Brief Notes on Building Regulation, Working on a Farm, Improvised Insulation, and Planting Avocado Pits

A contributing writer responds to comments from readers about building regulation, experiencing farm life, improvised Styrofoam insulation, and sprouting and planting avocado pits.

| May/June 1973


Building codes prevent you from building a house any old way you want to, but when planting avocados you just have to get the pit to sprout.


I noticed that in his letter to MOTHER EARTH NEWS, Chuck Boothby raised the question of "intrusions" by building inspectors but didn't seem to realize why the regulations he resents were put into effect originally.

Back during the early settlement of the East and the western pioneer days, there were no—or very few—building codes. One reason was that every man, with rare exceptions, had a good grasp of all kinds of building, drainage, etc. And, since there was no true plumbing and no electricity, more specialized knowledge wasn't necessary. Moreover—except in towns and cities—homes were so far apart and population so small that it didn't seem possible that we could ever pollute our environment or endanger our fellow man.

However, as population density increased and as more sophisticated forms of sanitation, lighting, and heating were invented and perfected, the "common" man lost touch with the knowledge he needed to build his own home, and many mistakes were made which began to create social disturbances such as fires, bad water, building collapses, etc. Then laws were made to insure against such occurrences, and these have become our building codes.

Every state has some building regulations, which are usually confined to sanitation, electrical, and plumbing requirements. Most towns, too, have codes, which must meet and can exceed the state's enactments. However, some communities have none at all.

To be sure that you're in the right when you build, contact your town hall and find out what rules are in force.

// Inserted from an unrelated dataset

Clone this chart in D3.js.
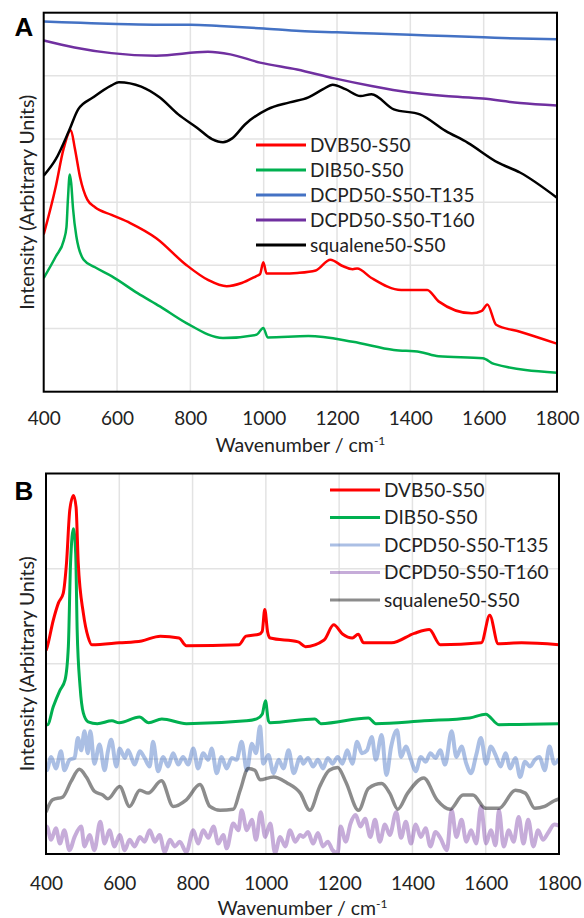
<!DOCTYPE html>
<html>
<head>
<meta charset="utf-8">
<script src="https://cdn.jsdelivr.net/npm/d3@7"></script>
<style>
  body { margin: 0; background: #fff; }
  svg text { font-family: Lato, "Open Sans", sans-serif; fill: #222; }
</style>
</head>
<body>
<svg id="chart" width="584" height="918"></svg>
<script>
// ---- data (wavenumber, intensity a.u.) ----
var xTicks = [400, 600, 800, 1000, 1200, 1400, 1600, 1800];
var seriesNames = ["DVB50-S50", "DIB50-S50", "DCPD50-S50-T135", "DCPD50-S50-T160", "squalene50-S50"];

// panel A
var dvbA = [[400,2.49],[433,3.25],[454,3.84],[474,4.14],[485,3.85],[499,3.4],[519,3.04],[540,2.92],[585,2.80],[636,2.67],[707,2.43],[788,2.01],[848,1.77],[899,1.67],[940,1.72],[980,1.83],[990,1.86],[999,2.05],[1008,1.87],[1050,1.87],[1092,1.88],[1142,1.92],[1182,2.09],[1215,1.99],[1243,1.94],[1255,1.95],[1294,1.80],[1375,1.61],[1446,1.61],[1477,1.43],[1568,1.24],[1595,1.28],[1610,1.38],[1634,1.06],[1699,0.95],[1800,0.76]];
var dibA = [[400,1.80],[433,2.14],[455,2.4],[462,2.6],[466,3.04],[471,3.44],[475,3.3],[480,2.9],[489,2.46],[509,2.09],[540,1.97],[585,1.83],[656,1.56],[717,1.35],[788,1.09],[889,0.85],[980,0.90],[999,1.01],[1011,0.86],[1122,0.88],[1243,0.79],[1355,0.66],[1426,0.63],[1477,0.56],[1598,0.53],[1628,0.44],[1800,0.30]];
var t135A = [[400,5.86],[500,5.84],[600,5.82],[700,5.81],[800,5.81],[880,5.79],[1000,5.75],[1100,5.71],[1200,5.69],[1300,5.67],[1400,5.65],[1500,5.63],[1600,5.61],[1700,5.59],[1800,5.58]];
var t160A = [[400,5.56],[484,5.45],[585,5.36],[707,5.32],[848,5.38],[909,5.34],[990,5.21],[1091,5.10],[1193,4.96],[1294,4.84],[1395,4.74],[1496,4.68],[1597,4.64],[1699,4.57],[1800,4.53]];
var squalA = [[400,3.42],[433,3.68],[469,4.13],[494,4.47],[535,4.66],[585,4.85],[605,4.90],[666,4.83],[716,4.66],[767,4.39],[818,4.18],[859,4.0],[889,3.95],[914,4.01],[949,4.23],[1010,4.47],[1071,4.58],[1122,4.66],[1162,4.79],[1188,4.86],[1223,4.79],[1264,4.68],[1294,4.71],[1355,4.47],[1426,4.39],[1496,4.13],[1557,3.94],[1638,3.63],[1699,3.47],[1800,3.07]];

// panel B
var dvbB = [[400,2.14],[402,2.16],[420,2.46],[434,2.64],[447,2.74],[456,3.06],[465,3.62],[475,3.77],[482,3.65],[488,3.06],[502,2.53],[515,2.28],[525,2.20],[600,2.22],[661,2.24],[712,2.29],[763,2.27],[783,2.19],[926,2.20],[946,2.29],[981,2.31],[990,2.34],[997,2.57],[1005,2.33],[1012,2.27],[1088,2.23],[1108,2.18],[1159,2.25],[1185,2.41],[1210,2.31],[1236,2.27],[1252,2.31],[1267,2.22],[1343,2.22],[1405,2.32],[1446,2.36],[1476,2.20],[1588,2.22],[1611,2.51],[1634,2.21],[1698,2.22],[1800,2.20]];
var dibB = [[400,1.36],[404,1.36],[420,1.55],[438,1.72],[452,1.83],[461,2.18],[467,3.06],[475,3.42],[481,3.16],[485,2.36],[493,1.76],[502,1.48],[515,1.39],[540,1.37],[580,1.40],[600,1.38],[655,1.44],[680,1.38],[716,1.42],[783,1.37],[946,1.40],[975,1.42],[990,1.47],[999,1.61],[1007,1.40],[1012,1.38],[1134,1.42],[1150,1.37],[1280,1.43],[1300,1.37],[1432,1.40],[1556,1.43],[1600,1.47],[1636,1.36],[1800,1.37]];
var t135B = [[400,0.90],[402,0.88],[414,1.02],[427,0.90],[441,1.08],[450,0.88],[464,0.99],[478,1.01],[487,1.22],[496,1.09],[505,1.29],[514,1.06],[521,1.29],[532,0.95],[546,1.15],[560,0.88],[569,1.08],[578,1.20],[592,0.92],[601,1.11],[615,1.01],[624,1.09],[642,0.94],[656,1.08],[669,1.01],[683,0.92],[692,1.18],[706,0.87],[720,1.02],[733,0.92],[747,1.06],[761,0.94],[774,1.02],[788,0.94],[802,1.11],[815,0.90],[829,1.06],[843,0.99],[852,1.11],[866,0.85],[879,1.02],[893,0.90],[907,1.01],[920,0.99],[934,1.18],[948,0.88],[962,1.16],[973,1.06],[984,1.34],[993,0.95],[1007,1.04],[1021,0.85],[1035,0.99],[1048,0.90],[1062,1.09],[1076,0.85],[1094,1.02],[1102,0.95],[1115,1.01],[1129,0.92],[1142,0.99],[1156,0.90],[1169,1.01],[1182,0.95],[1196,1.02],[1209,0.95],[1222,1.09],[1236,0.95],[1249,1.18],[1262,1.06],[1276,1.09],[1289,1.23],[1300,0.99],[1316,1.25],[1329,0.83],[1342,1.13],[1358,1.30],[1369,1.02],[1382,1.13],[1396,0.99],[1409,0.87],[1423,1.02],[1436,0.97],[1449,1.06],[1463,1.01],[1476,1.09],[1489,0.94],[1507,1.29],[1520,1.02],[1534,1.13],[1547,0.95],[1560,0.85],[1574,1.04],[1587,1.22],[1601,0.95],[1614,1.13],[1627,1.04],[1641,0.92],[1654,1.06],[1667,0.90],[1681,1.01],[1694,0.81],[1707,0.97],[1721,0.92],[1734,0.99],[1747,1.02],[1761,0.88],[1774,1.13],[1787,0.95],[1800,1.00]];
var t160B = [[400,0.27],[402,0.29],[414,0.15],[427,0.27],[438,0.11],[450,0.25],[464,0.04],[478,0.18],[496,0.29],[505,0.08],[519,0.20],[532,0.04],[548,0.34],[560,0.11],[573,0.25],[587,0.08],[601,0.20],[615,0.04],[628,0.15],[642,0.08],[656,0.18],[669,0.13],[683,0.25],[697,0.13],[710,0.20],[724,0.02],[738,0.15],[752,0.08],[765,0.13],[783,0.02],[802,0.25],[815,0.11],[829,0.25],[843,0.17],[857,0.29],[870,0.11],[884,0.20],[893,0.06],[911,0.32],[925,0.25],[934,0.46],[948,0.25],[962,0.36],[973,0.15],[986,0.44],[998,0.18],[1012,0.32],[1025,0.01],[1039,0.18],[1053,0.08],[1066,0.25],[1080,0.13],[1094,0.20],[1102,0.18],[1115,0.23],[1129,0.11],[1142,0.22],[1156,0.08],[1169,0.13],[1182,0.04],[1196,0.01],[1204,0.29],[1218,0.13],[1231,0.32],[1245,0.41],[1258,0.29],[1271,0.37],[1285,0.18],[1298,0.36],[1311,0.13],[1325,0.31],[1338,0.20],[1356,0.44],[1369,0.17],[1382,0.34],[1396,0.11],[1409,0.31],[1423,0.18],[1436,0.27],[1449,0.08],[1463,0.23],[1476,0.17],[1494,0.04],[1507,0.46],[1520,0.18],[1534,0.36],[1547,0.13],[1560,0.25],[1574,0.11],[1587,0.50],[1601,0.11],[1614,0.25],[1627,0.09],[1636,0.46],[1649,0.08],[1663,0.25],[1676,0.13],[1690,0.39],[1703,0.11],[1716,0.36],[1730,0.08],[1743,0.25],[1756,0.15],[1770,0.22],[1787,0.31],[1800,0.30]];
var squalB = [[400,0.44],[402,0.46],[418,0.57],[446,0.60],[468,0.76],[491,0.89],[510,0.81],[532,0.66],[555,0.62],[569,0.58],[601,0.71],[628,0.50],[656,0.67],[679,0.64],[715,0.77],[747,0.50],[783,0.57],[820,0.73],[847,0.50],[875,0.46],[911,0.47],[930,0.67],[952,0.90],[970,0.88],[984,0.78],[1021,0.81],[1057,0.75],[1094,0.64],[1120,0.46],[1147,0.71],[1173,0.88],[1196,0.91],[1218,0.76],[1253,0.46],[1280,0.69],[1316,0.74],[1338,0.64],[1360,0.47],[1387,0.64],[1431,0.80],[1467,0.57],[1503,0.47],[1538,0.62],[1565,0.62],[1600,0.48],[1636,0.48],[1681,0.67],[1708,0.64],[1734,0.48],[1761,0.50],[1787,0.56],[1800,0.58]];

var svg = d3.select("#chart");

function panel(opt) {
  var x = d3.scaleLinear().domain([400, 1800]).range([opt.left, opt.right]);
  var y = d3.scaleLinear().domain([0, opt.ymax]).range([opt.bottom, opt.top]);
  var g = svg.append("g");

  g.append("clipPath").attr("id", opt.id + "clip")
    .append("rect")
      .attr("x", opt.left).attr("y", opt.top)
      .attr("width", opt.right - opt.left).attr("height", opt.bottom - opt.top);

  // grid
  g.selectAll(".vgrid").data(xTicks.slice(1, -1))
    .enter().append("line")
      .attr("x1", x).attr("x2", x)
      .attr("y1", opt.top).attr("y2", opt.bottom)
      .attr("stroke", "#e3e3e3").attr("stroke-width", 1.5);
  g.selectAll(".hgrid").data(d3.range(1, opt.ymax))
    .enter().append("line")
      .attr("x1", opt.left).attr("x2", opt.right)
      .attr("y1", y).attr("y2", y)
      .attr("stroke", "#e3e3e3").attr("stroke-width", 1.5);

  var line = d3.line()
    .curve(d3.curveMonotoneX)
    .x(function(d) { return x(d[0]); })
    .y(function(d) { return y(d[1]); });

  var lines = g.append("g").attr("clip-path", "url(#" + opt.id + "clip)");
  opt.order.forEach(function(i) {
    lines.append("path")
      .datum(opt.data[i])
      .attr("d", line)
      .attr("fill", "none")
      .attr("stroke", opt.colors[i])
      .attr("stroke-opacity", opt.opac[i])
      .attr("stroke-width", opt.widths[i])
      .attr("stroke-linejoin", "round");
  });

  // frame
  g.append("rect")
    .attr("x", opt.left).attr("y", opt.top)
    .attr("width", opt.right - opt.left).attr("height", opt.bottom - opt.top)
    .attr("fill", "none").attr("stroke", "#000").attr("stroke-width", 2);

  // x axis labels
  var axis = g.append("g")
    .attr("transform", "translate(0," + opt.bottom + ")")
    .call(d3.axisBottom(x).tickValues(xTicks).tickSize(0).tickPadding(opt.pad).tickFormat(d3.format("d")));
  axis.select(".domain").remove();
  axis.selectAll("text")
    .style("font-family", "Lato, sans-serif")
    .style("font-size", "19px")
    .attr("fill", "#222");

  g.append("text")
    .attr("x", (opt.left + opt.right) / 2)
    .attr("y", opt.titleY)
    .attr("text-anchor", "middle")
    .style("font-size", "19.5px")
    .text("Wavenumber / cm")
    .append("tspan")
      .attr("dy", -7)
      .style("font-size", "12px")
      .text("-1");

  g.append("text")
    .attr("transform", "translate(" + opt.ytX + "," + (opt.top + opt.bottom) / 2 + ") rotate(-90)")
    .attr("text-anchor", "middle")
    .style("font-size", "19.5px")
    .text("Intensity (Arbitrary Units)");

  g.append("text")
    .attr("x", 24).attr("y", opt.letterY)
    .attr("text-anchor", "middle")
    .style("font-family", "'Liberation Sans', Arial, sans-serif")
    .style("font-weight", "bold")
    .style("font-size", "26px")
    .style("fill", "#000")
    .text(opt.letter);

  // legend
  var leg = g.selectAll(".leg").data(seriesNames)
    .enter().append("g")
      .attr("transform", function(d, i) { return "translate(" + opt.legX + "," + (opt.legY + i * opt.legStep) + ")"; });
  leg.append("line")
    .attr("x1", 0).attr("x2", 50)
    .attr("stroke", function(d, i) { return opt.colors[i]; })
    .attr("stroke-opacity", function(d, i) { return opt.opac[i]; })
    .attr("stroke-width", 3);
  leg.append("text")
    .attr("x", 54).attr("dy", "0.35em")
    .style("font-size", "19px")
    .text(function(d) { return d; });
}

panel({
  id: "A", letter: "A", letterY: 36,
  left: 43.7, right: 557, top: 12.7, bottom: 391.7, ymax: 6,
  pad: 20, titleY: 452, ytX: 34,
  data: [dvbA, dibA, t135A, t160A, squalA],
  colors: ["#ff0000", "#00b050", "#4472c4", "#7030a0", "#000000"],
  opac: [1, 1, 1, 1, 1],
  widths: [2.5, 2.5, 2.5, 2.5, 2.5],
  order: [0, 1, 2, 3, 4],
  legX: 256, legY: 145, legStep: 25
});

panel({
  id: "B", letter: "B", letterY: 500,
  left: 46, right: 559, top: 473.5, bottom: 854, ymax: 4,
  pad: 23, titleY: 915, ytX: 34,
  data: [dvbB, dibB, t135B, t160B, squalB],
  colors: ["#ff0000", "#00b050", "#4472c4", "#7030a0", "#000000"],
  opac: [1, 1, 0.45, 0.4, 0.45],
  widths: [3, 3, 4, 4, 3.5],
  order: [2, 3, 4, 1, 0],
  legX: 330, legY: 490, legStep: 27.5
});
</script>
</body>
</html>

Unfortunately, although many of the smaller municipalities are lax about close adherence to the code, some are very strict and failure to comply can mean tearing everything down or paying a fine which may amount to $10,000 for endangering the public.

These restrictions, which seem so unfair to some, are there for everyone's protection. You may think it's ridiculous not to be able to build your own dry well and septic tank system on an isolated farm, but the overflow from such an installation could endanger you and possibly feed into the water supply for a faraway town. Most of the time this might not pose much of a problem, but there are many bacterial and viral disease organisms which can't be filtered out by the soil and which could cause a massive epidemic if they weren't watched closely.